By Amy Eva
Teens can seem self-centered sometimes, can’t they? They’re still supposed to be developing the capacity to see beyond themselves. They can also seem to lack a strong sense of purpose —and that’s not surprising either, because the ability to think about other people is developmentally linked with a sense of purpose. “Purpose is a part of one’s personal search for meaning, but it also has an external component, the desire to make a diﬀerence in the world, to contribute to matters larger than the self.” Some researchers call this external component the beyond-the-self dimension of purpose: Why am I here? What role can I play in the lives of those around me?
A new study of adolescents and emerging adults conﬁrms that many young adults simply do not exhibit a beyond-the-self dimension of purpose. In fact, a beyond-the-self intention is even “atypical” of adolescents, according to researchers. That being the case, how can we as parents and educators help them to ﬁnd that intention? Here are ﬁve research-based ways to inspire teens to connect with something larger than themselves:
1. Support teens beyond their self-interests: Get to know the passions of the teens in your life. Do they love caring for little children or animals? Do they talk a lot about sustainability? Is there a political cause that they want to support?
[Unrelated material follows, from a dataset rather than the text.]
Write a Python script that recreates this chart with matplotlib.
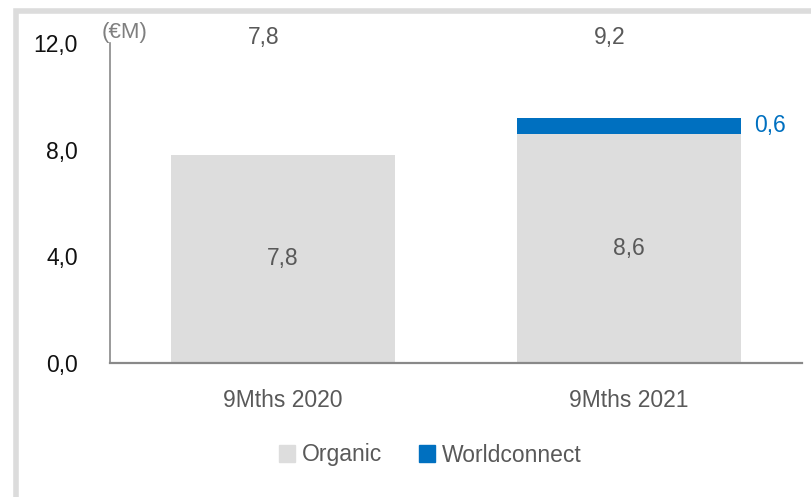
import matplotlib.pyplot as plt
from matplotlib.patches import Rectangle, Patch

plt.rcParams['font.family'] = ['Liberation Sans', 'DejaVu Sans']

# data
periods = ['9Mths 2020', '9Mths 2021']
organic = [7.8, 8.6]
worldconnect = [0.0, 0.6]
totals = [7.8, 9.2]
yticks = [0, 4, 8, 12]

grey_bar = '#DDDDDD'
blue = '#0070C0'
text_grey = '#595959'
spine_grey = '#898989'
fs = 16.5

fig = plt.figure(figsize=(8.12, 4.97), dpi=100)
ax = fig.add_axes([110 / 812, 134 / 497, 692 / 812, 320 / 497])

x = list(range(len(periods)))
w = 0.645
ax.bar(x, organic, width=w, color=grey_bar, zorder=2)
ax.bar(x, worldconnect, width=w, bottom=organic, color=blue, zorder=2)

ax.set_xlim(-0.5, 1.5)
ax.set_ylim(0, 12)

# segment labels
for i in x:
    ax.text(i, organic[i] / 2, f'{organic[i]:.1f}'.replace('.', ','),
            ha='center', va='center', fontsize=fs, color=text_grey)
    ax.text(i - 0.055, 12.2, f'{totals[i]:.1f}'.replace('.', ','),
            ha='center', va='center', fontsize=fs, color=text_grey, clip_on=False)
    if worldconnect[i] > 0:
        ax.text(i + w / 2 + 0.04, organic[i] + worldconnect[i] / 2,
                f'{worldconnect[i]:.1f}'.replace('.', ','),
                ha='left', va='center', fontsize=fs, color=blue, clip_on=False)

ax.text(-0.523, 12.38, '(€M)', ha='left', va='center', fontsize=16,
        color='#7F7F7F', clip_on=False)

ax.set_xticks(x)
ax.set_xticklabels(periods, fontsize=fs, color=text_grey)
ax.set_yticks(yticks)
ax.set_yticklabels([f'{v:.1f}'.replace('.', ',') for v in yticks], fontsize=fs, color='#111111')
ax.tick_params(axis='both', length=0)
ax.tick_params(axis='y', pad=23)
ax.tick_params(axis='x', pad=19)

for s in ['top', 'right']:
    ax.spines[s].set_visible(False)
ax.spines['left'].set_color(spine_grey)
ax.spines['left'].set_linewidth(1.2)
ax.spines['bottom'].set_color(spine_grey)
ax.spines['bottom'].set_linewidth(1.6)

handles = [Patch(color=grey_bar, label='Organic'), Patch(color=blue, label='Worldconnect')]
fig.legend(handles=handles, loc='center', bbox_to_anchor=(430 / 812, 1 - 455 / 497),
           ncol=2, frameon=False, fontsize=fs, labelcolor=text_grey,
           handlelength=0.7, handleheight=0.7, handletextpad=0.3, columnspacing=1.6)

# outer light frame
fig.patches.append(Rectangle((16.5 / 812, -0.1), 1.2, 1 - 10.5 / 497 + 0.1,
                             transform=fig.transFigure, fill=False,
                             edgecolor='#DCDCDC', linewidth=4, clip_on=False))

fig.savefig('out.png', dpi=100)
“Purposeful youth described getting encouragement for their interests rather than hearing the more general encouragement to get good grades and go to college,” says Stanford psychologist Heather Malin, director of research at Stanford’s Center on Adolescence. “Some reported getting material and social support for their “beyond-the-self” interests.” For example, parents or caregivers might buy them books relevant to their interests, give them rides to volunteer work, or invite their child to volunteer at their workplace.
When adolescents can ﬁnd clubs or structured school activities that connect with their broader interests, they are likely to become more personally motivated and engaged in those activities. If we encourage teens in pursuing their “beyond-the-self” interests, they are also more likely to have a stronger sense of purpose in the world.
2. Discuss values and character strengths: Perhaps one of the most powerful ways to foster a beyond-the-self intention in teens is through reﬂection on their values and opportunities to act on those values. “Purposeful teens talk about big, abstract values (equality, diversity, justice, etc.) more so than non-purposeful teens,” says Malin. It’s crucial for them to have “opportunities to write about or discuss the things that matter most, especially in terms of the values they want to live by.” One way to get youth to think about their own values is through discussions with their peers and their parents. This helps students to identify potential character strengths (kindness, teamwork, fairness, and leadership) envision ways to act on them.
3. Facilitate activities that enhance empathy and perspective-taking: Another practical way to nurture beyond-the-self thinking is through learning experiences that focus on empathy. Consider keeping a journal in tandem with reading a novel, where students record immediate responses as if they were the book’s central character, literally stepping into someone’s shoes and imagining the perspective of the person who might wear them.
Developing empathy and being able to take the perspective of others takes time. It is a long, one might say a life-long, process. Parents play a pivotal role in this, as do teachers and peers. The key is to watch and learn, then act.
4. Expose teens to diverse perspectives: There is a powerful argument for diversity in schools and classrooms. A recent study of several thousand middle schoolers suggests that students feel safer, less bullied, and less lonely in more racially balanced classrooms. But there may be other important beneﬁts. If children and teens are exposed to a range of emotional styles and diﬀerent ways of thinking and being, they may be more likely to engage in prosocial (kind and helpful) behavior.
Because teens, in particular, have an increased cognitive capacity for perspective-taking, this is an important time to expose them to many diﬀerent ways of thinking and being. Teachers might consider inviting a range of guest speakers to the classroom, regularly planning for cooperative learning activities with mixed groups of students, and leading interactive, inquiry-based learning experiences that feature service-learning activities nearby.
5. Model empathy and prosocial behavior as an adult: Finally, when parents and caregivers model empathy and ﬁnd ways to contribute to their own communities, they encourage their kids to do the same. Thanks to a motivated network of moms at school, for example, my daughter has been able to make blankets for local refugees, participate in food drives, and regularly volunteer at an organization that provides diapers and baby supplies for families who need them.
In this divisive political climate, however, some of us may be struggling to engage in our communities. We may feel exhausted or discouraged; we may even feel like hiding. It can feel daunting to reach out in a world that feels topsy-turvy. If this is the case, it’s so important to nurture our innate capacity for caring.
During a time when we are bombarded with images of self-interest, it may be important to think beyond ourselves. Ultimately, good intentions can expand to broader questions of purpose and role where we can all ask ourselves not only “Who am I?” but “Who am I in this world?” and “What can I contribute?”